You might find it interesting if you:
- Grew up around CCM / in the Evangelical movement
- Picked up on the fact that a lot of MTV music seems to deal more honestly with spirituality than a lot of the so-called "Christian music you grew up with
- Wonder why the Church (capitalized) is losing youth
This, by the way, is considered the ultimate sign of quality CCM, even amongst Christians: the ability to pass as secular. Every band’s goal was to have teenagers stop their grooving mid-song and exclaim, like a soda commercial actress who’s just realized she’s been drinking diet, “Wait, this is Christian?” The logic was that the more these bands fit in with what was playing on the radio, the more someone like me would feel comfortable passing their album on to my non-Christian friends (supposing I’d had any), giving them a chance to hear the gospel.

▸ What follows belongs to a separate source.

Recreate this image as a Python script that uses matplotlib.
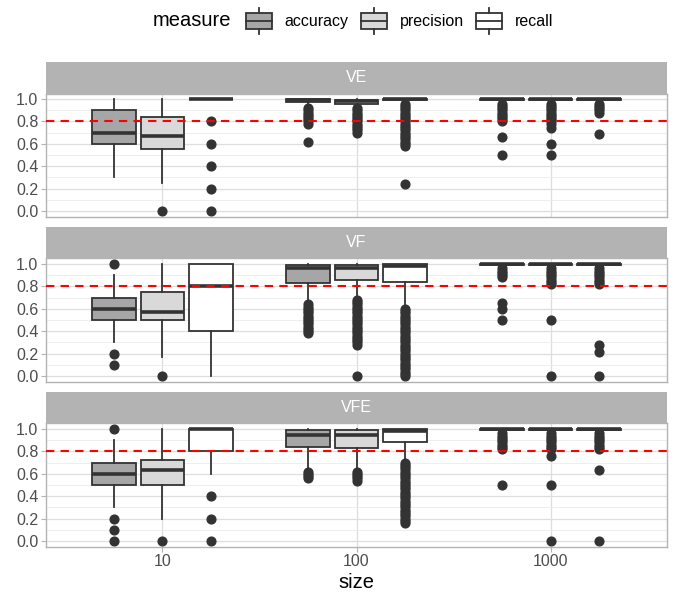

I don't know that I necessarily agree with O'Gieblyn's main argument - the churches I've seen that abandon or avoid the "cultural relevance" trend and try to keep a purist message don't seem, to me, any more efficacious than the ones that go straight to rock bands and Billy Madison - but she does a nice job of pointing out (one of) the major contradiction(s) in the Evangelical movement: it's an attempt to do something (in this case, music, but, more generally, image and brand creation) as well as the secular world does - but the image and the brand aren't supposed to be the most important aspects of what's being communicated, which means that they're always going to come up short.